- REQUEST: Copy out every line in which the string "that" occurs.

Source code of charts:
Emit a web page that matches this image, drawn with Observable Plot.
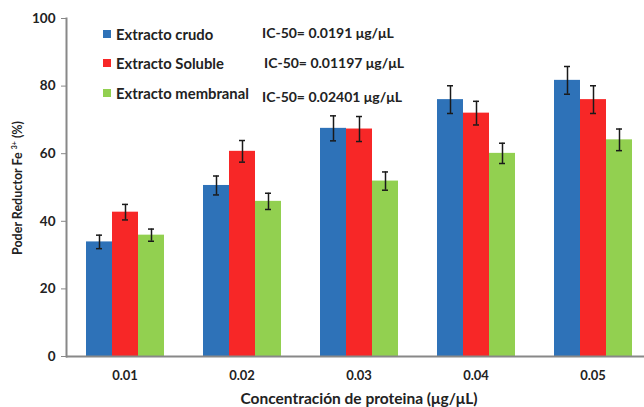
<!DOCTYPE html>
<html>
<head>
<meta charset="utf-8">
<script src="https://cdn.jsdelivr.net/npm/d3@7"></script>
<script src="https://cdn.jsdelivr.net/npm/@observablehq/plot@0.6"></script>
<style>
  html, body { margin: 0; padding: 0; background: #fff; }
  #wrap { position: relative; width: 644px; height: 407px; overflow: hidden; font-family: Lato, "Open Sans", sans-serif; font-weight: 700; color: #222; }
  .lg { position: absolute; font-size: 14px; line-height: 16px; white-space: nowrap; }
  .lg.name { font-size: 14.8px; }
  .sw { position: absolute; width: 8px; height: 8px; }
  #ytitle { position: absolute; left: 18px; top: 188px; transform: translate(-50%, -50%) rotate(-90deg); font-size: 12.5px; line-height: 14px; white-space: nowrap; }
  #ytitle sup { font-size: 7px; vertical-align: 5px; line-height: 0; }
  #xtitle { position: absolute; left: 359px; top: 398px; transform: translate(-50%, -50%); font-size: 15.5px; line-height: 16px; white-space: nowrap; }
</style>
</head>
<body>
<div id="wrap"></div>
<script>
const concentrations = ["0.01", "0.02", "0.03", "0.04", "0.05"];
const series = ["Extracto crudo", "Extracto Soluble", "Extracto membranal"];
const crudo = [33.9, 50.6, 67.5, 76.0, 81.7];
const soluble = [42.7, 60.7, 67.3, 72.0, 76.0];
const membranal = [35.9, 45.9, 51.9, 60.1, 64.1];
const crudoErr = [2.0, 2.8, 3.7, 4.1, 4.1];
const solubleErr = [2.3, 3.2, 3.7, 3.5, 4.1];
const membranalErr = [1.8, 2.4, 2.7, 3.0, 3.2];
const ic50 = ["IC-50= 0.0191 μg/μL", "IC-50= 0.01197 μg/μL", "IC-50= 0.02401 μg/μL"];
const colors = ["#2e72b8", "#f72727", "#92d050"];
const yTicks = [0, 20, 40, 60, 80, 100];
const xTitle = "Concentración de proteina (μg/μL)";

const values = [crudo, soluble, membranal];
const errs = [crudoErr, solubleErr, membranalErr];
const data = [];
concentrations.forEach((c, i) => {
  series.forEach((s, j) => {
    data.push({conc: c, series: s, value: values[j][i], err: errs[j][i]});
  });
});

const plot = Plot.plot({
  width: 644,
  height: 407,
  marginLeft: 66,
  marginRight: 0,
  marginTop: 18,
  marginBottom: 51,
  style: {fontFamily: "Lato, 'Open Sans', sans-serif", fontWeight: 700, fontSize: "13px", color: "#222", background: "transparent", overflow: "visible"},
  fx: {domain: concentrations, range: [66, 651], paddingInner: 0, paddingOuter: 0, label: null},
  x: {domain: series, paddingInner: 0, paddingOuter: 0.72, axis: null},
  y: {domain: [0, 100], axis: null},
  color: {domain: series, range: colors},
  marks: [
    Plot.barY(data, {fx: "conc", x: "series", y: "value", fill: "series"}),
    Plot.ruleX(data, {fx: "conc", x: "series", y1: d => d.value - d.err, y2: d => d.value + d.err, stroke: "#1a1a1a", strokeWidth: 1.5}),
    Plot.tickY(data, {fx: "conc", x: "series", y: d => d.value - d.err, insetLeft: 10, insetRight: 10, stroke: "#1a1a1a", strokeWidth: 1.5}),
    Plot.tickY(data, {fx: "conc", x: "series", y: d => d.value + d.err, insetLeft: 10, insetRight: 10, stroke: "#1a1a1a", strokeWidth: 1.5}),
    Plot.axisFx({anchor: "bottom", tickSize: 0, tickPadding: 14, fontSize: 13, label: null}),
    Plot.axisY(yTicks, {anchor: "left", tickSize: 5, tickPadding: 6, fontSize: 13.5, stroke: "#888", label: null}),
    Plot.frame({anchor: "left", facetAnchor: "left", stroke: "#888", strokeWidth: 2}),
    Plot.ruleY([0], {stroke: "#888", strokeWidth: 2})
  ]
});

const wrap = document.getElementById("wrap");
wrap.appendChild(plot);

const rowY = [34, 63, 93];
const icY = [33, 63, 97];
const icX = [262, 264, 262];
series.forEach((s, j) => {
  const sw = document.createElement("div");
  sw.className = "sw";
  sw.style.left = "103px";
  sw.style.top = (rowY[j] - 4) + "px";
  sw.style.background = colors[j];
  wrap.appendChild(sw);
  const t = document.createElement("div");
  t.className = "lg name";
  t.style.left = "116px";
  t.style.top = (rowY[j] - 8) + "px";
  t.textContent = s;
  wrap.appendChild(t);
  const ic = document.createElement("div");
  ic.className = "lg";
  ic.style.left = icX[j] + "px";
  ic.style.top = (icY[j] - 8) + "px";
  ic.textContent = ic50[j];
  wrap.appendChild(ic);
});

const xt = document.createElement("div");
xt.id = "xtitle";
xt.textContent = xTitle;
wrap.appendChild(xt);

const yt = document.createElement("div");
yt.id = "ytitle";
yt.innerHTML = "Poder Reductor Fe <sup>3+</sup> (%)";
wrap.appendChild(yt);
</script>
</body>
</html>
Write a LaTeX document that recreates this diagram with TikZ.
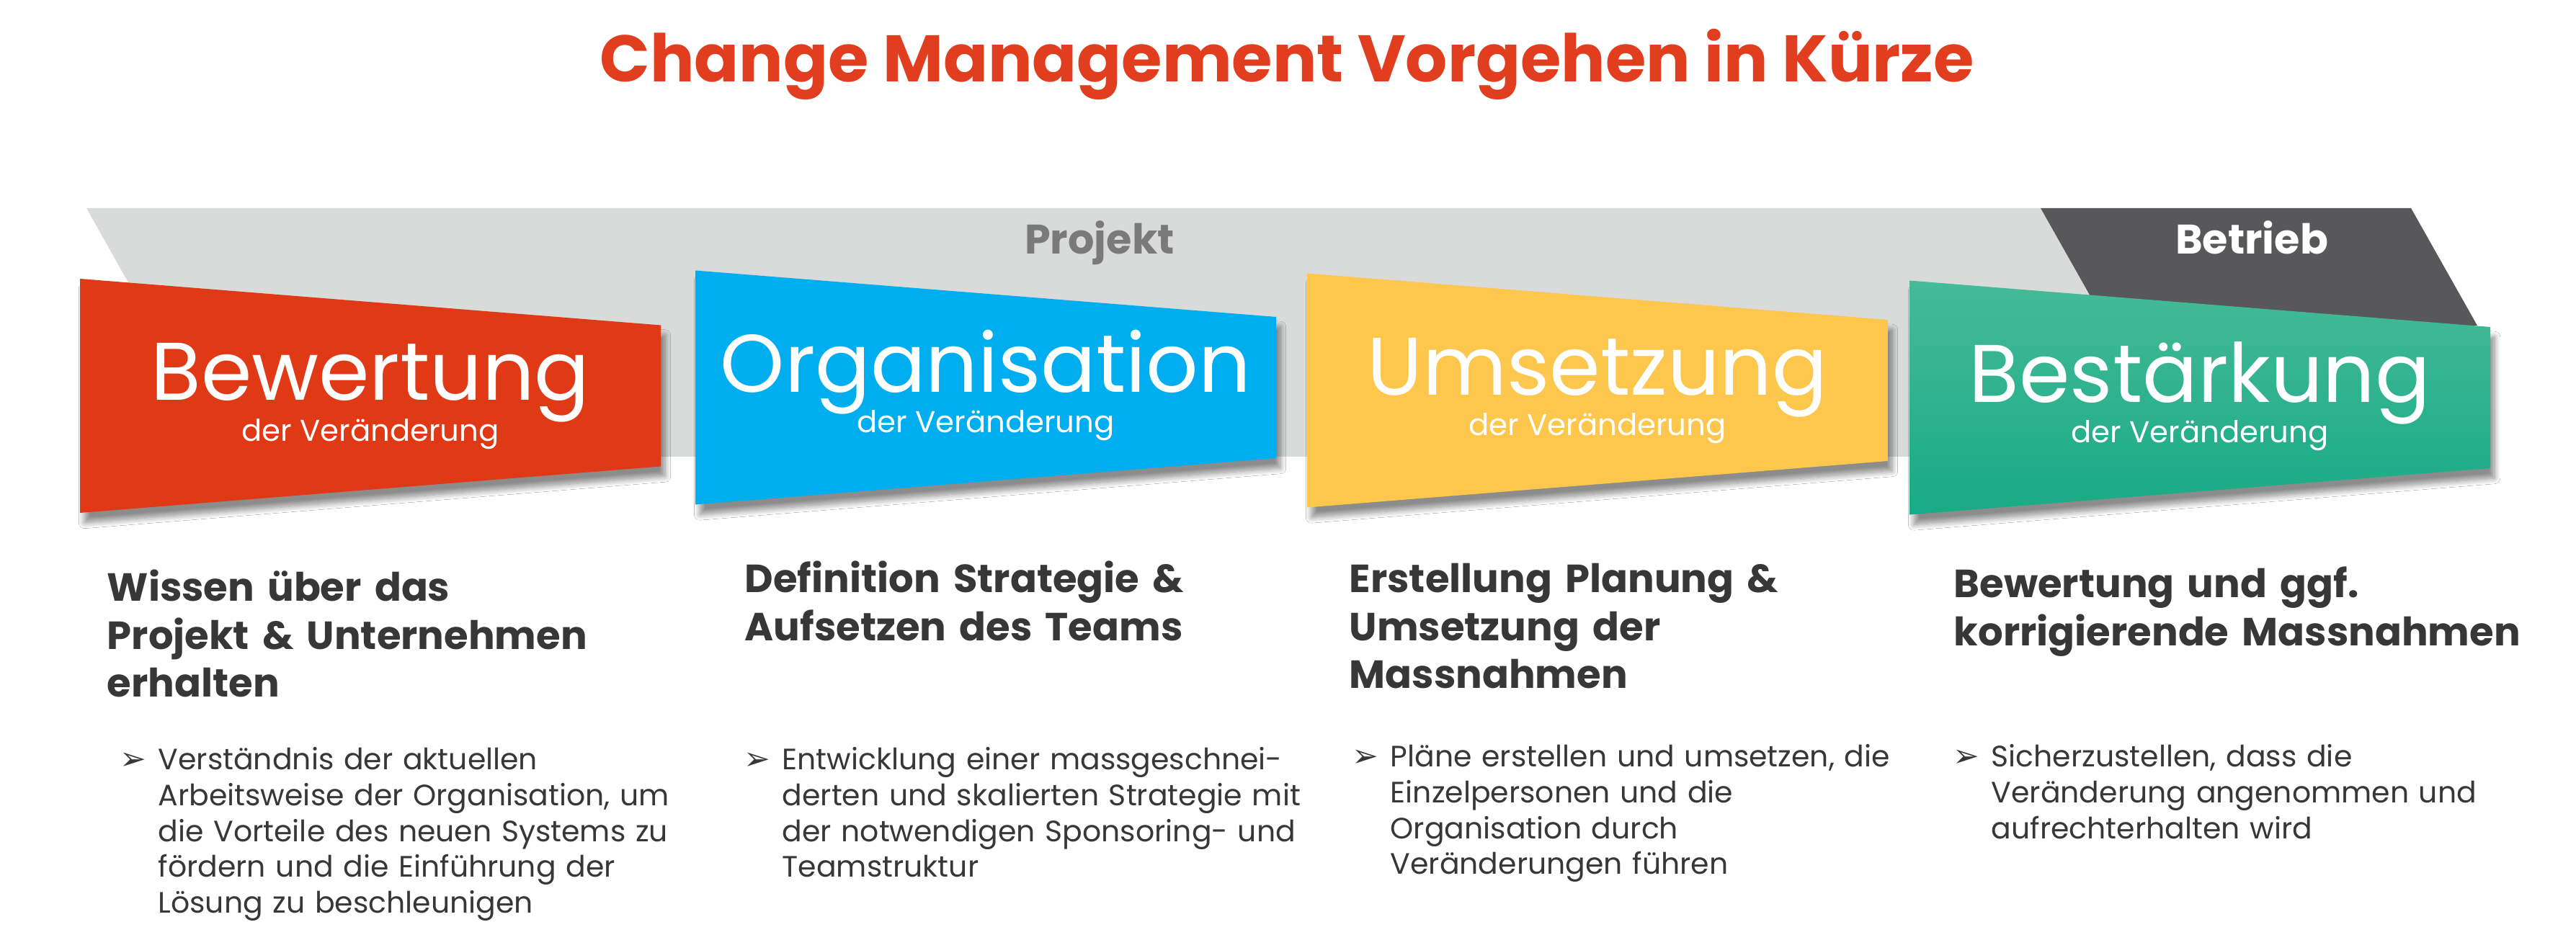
\documentclass[tikz,border=0pt]{standalone}
\usepackage{fontspec}
\setmainfont{Poppins}
\newfontfamily\symfont{DejaVu Sans}
\usepackage{xcolor}
\usepackage{tikz}
\usetikzlibrary{calc}
\usetikzlibrary{shadows.blur}
\definecolor{titlecolor}{RGB}{224,62,30}
\definecolor{bandgray}{RGB}{217,219,218}
\definecolor{banddark}{RGB}{88,88,90}
\definecolor{projgray}{RGB}{122,122,122}
\definecolor{phasered}{RGB}{224,57,22}
\definecolor{phaseblue}{RGB}{0,174,239}
\definecolor{phaseyellow}{RGB}{253,199,77}
\definecolor{phasegreenA}{RGB}{70,186,152}
\definecolor{phasegreenB}{RGB}{24,170,134}
\definecolor{textdark}{RGB}{55,55,55}

\begin{document}
\begin{tikzpicture}[
    phasebox/.style = {blur shadow = {shadow xshift = 0.6mm, shadow yshift = -1.4mm,
        shadow blur steps = 10, shadow opacity = 45}},
    phasetitle/.style = {anchor = base, text = white, inner sep = 0pt, font = \fontsize{32.3}{32.3}\selectfont},
    phasesub/.style   = {anchor = base, text = white, inner sep = 0pt, font = \fontsize{11.9}{11.9}\selectfont},
    bandlabel/.style  = {anchor = base, inner sep = 0pt, font = \bfseries\fontsize{16.3}{16.3}\selectfont},
    heading/.style    = {anchor = base west, inner sep = 0pt, align = left, text width = 9.5cm,
        text = textdark, font = \bfseries\fontsize{15.5}{18.8}\selectfont},
    bullettext/.style = {anchor = base west, inner sep = 0pt, align = left, text width = 9.5cm,
        text = textdark, font = \fontsize{11.65}{14.1}\selectfont},
    bulletmark/.style = {anchor = base west, inner sep = 0pt, text = textdark, font = \symfont\fontsize{12.5}{12.5}\selectfont}
    ]

\def\BW{8.06}  % width of a phase box
\def\HL{1.625} % half height at the left edge
\def\HR{0.98}  % half height at the right edge

\useasboundingbox (0, 0) rectangle (35.75, 13.05);
\fill [white] (0, 0) rectangle (35.75, 13.05);

\node (title) at (17.86, 11.91) [anchor = base, text = titlecolor, inner sep = 0pt,
    font = \bfseries\fontsize{26}{26}\selectfont] {Change Management Vorgehen in Kürze};

% bands behind the boxes
\fill [bandgray] (1.20, 10.16) -- (28.32, 10.16) -- (30.26, 6.71) -- (3.14, 6.71) -- cycle;
\fill [banddark] (28.32, 10.16) -- (33.46, 10.16) -- (34.38, 8.53) -- (29.24, 8.53) -- cycle;
\node (projekt) at (15.26, 9.52) [bandlabel, text = projgray] {Projekt};
\node (betrieb) at (31.25, 9.52) [bandlabel, text = white]    {Betrieb};

\foreach \x/\y/\ctop/\cbot/\nm/\word in {
    1.11/7.555/phasered/phasered/bew/Bewertung,
    9.65/7.67/phaseblue/phaseblue/org/Organisation,
    18.14/7.63/phaseyellow/phaseyellow/ums/Umsetzung,
    26.50/7.53/phasegreenA/phasegreenB/bes/Bestärkung}{
    \path [phasebox, top color = \ctop, bottom color = \cbot]
        (\x, \y + \HL) -- ++(\BW, \HR - \HL) -- ++(0, -2*\HR) -- (\x, \y - \HL) -- cycle;
    \node (\nm)     at (\x + \BW/2, \y - 0.065) [phasetitle] {\word};
    \node (\nm-sub) at (\x + \BW/2, \y - 0.63)  [phasesub]   {der Veränderung};
    }

\node (head1) at (1.48, 4.70)  [heading] {Wissen über das\\Projekt \& Unternehmen\\erhalten};
\node (head2) at (10.33, 4.82) [heading] {Definition Strategie \&\\Aufsetzen des Teams};
\node (head3) at (18.72, 4.82) [heading] {Erstellung Planung \&\\Umsetzung der\\Massnahmen};
\node (head4) at (27.11, 4.75) [heading] {Bewertung und ggf.\\korrigierende Massnahmen};

\node (mark1) at (1.66, 2.36)  [bulletmark] {➢};
\node (mark2) at (10.32, 2.36) [bulletmark] {➢};
\node (mark3) at (18.76, 2.40) [bulletmark] {➢};
\node (mark4) at (27.10, 2.40) [bulletmark] {➢};

\node (text1) at (2.19, 2.36)  [bullettext] {Verständnis der aktuellen\\Arbeitsweise der Organisation, um\\die Vorteile des neuen Systems zu\\fördern und die Einführung der\\Lösung zu beschleunigen};
\node (text2) at (10.85, 2.36) [bullettext] {Entwicklung einer massgeschnei-\\derten und skalierten Strategie mit\\der notwendigen Sponsoring- und\\Teamstruktur};
\node (text3) at (19.29, 2.40) [bullettext] {Pläne erstellen und umsetzen, die\\Einzelpersonen und die\\Organisation durch\\Veränderungen führen};
\node (text4) at (27.63, 2.40) [bullettext] {Sicherzustellen, dass die\\Veränderung angenommen und\\aufrechterhalten wird};
\end{tikzpicture}
\end{document}
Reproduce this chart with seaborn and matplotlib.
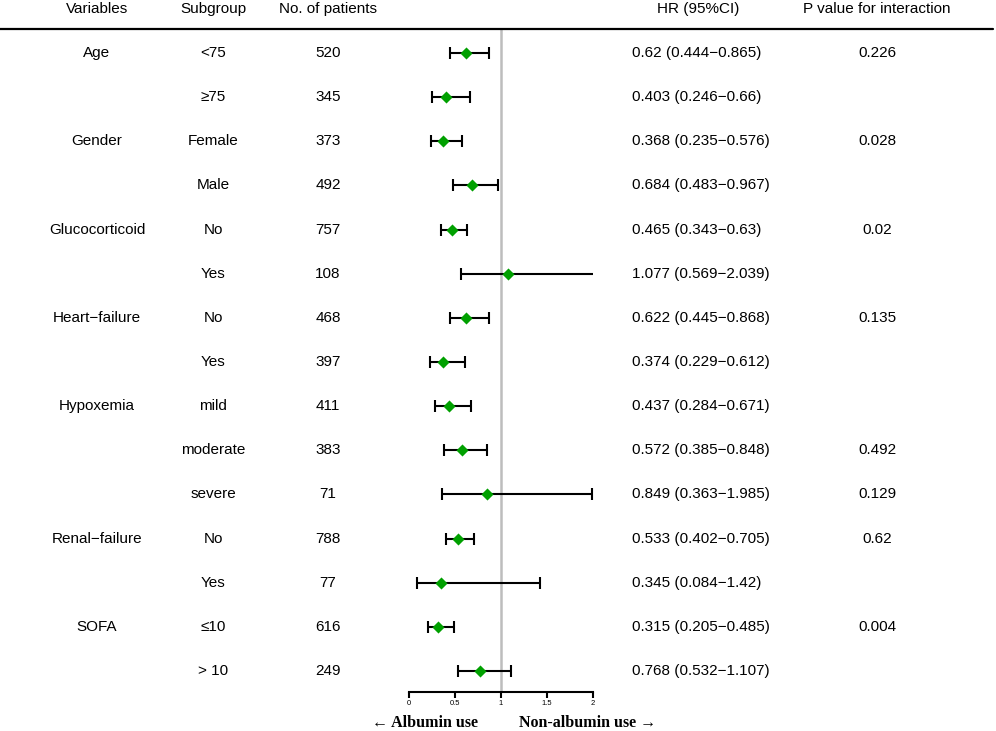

- FINISHED ANSWER:
Emit a web page that matches this image, drawn with Observable Plot.
Write a LaTeX document that recreates this diagram with TikZ.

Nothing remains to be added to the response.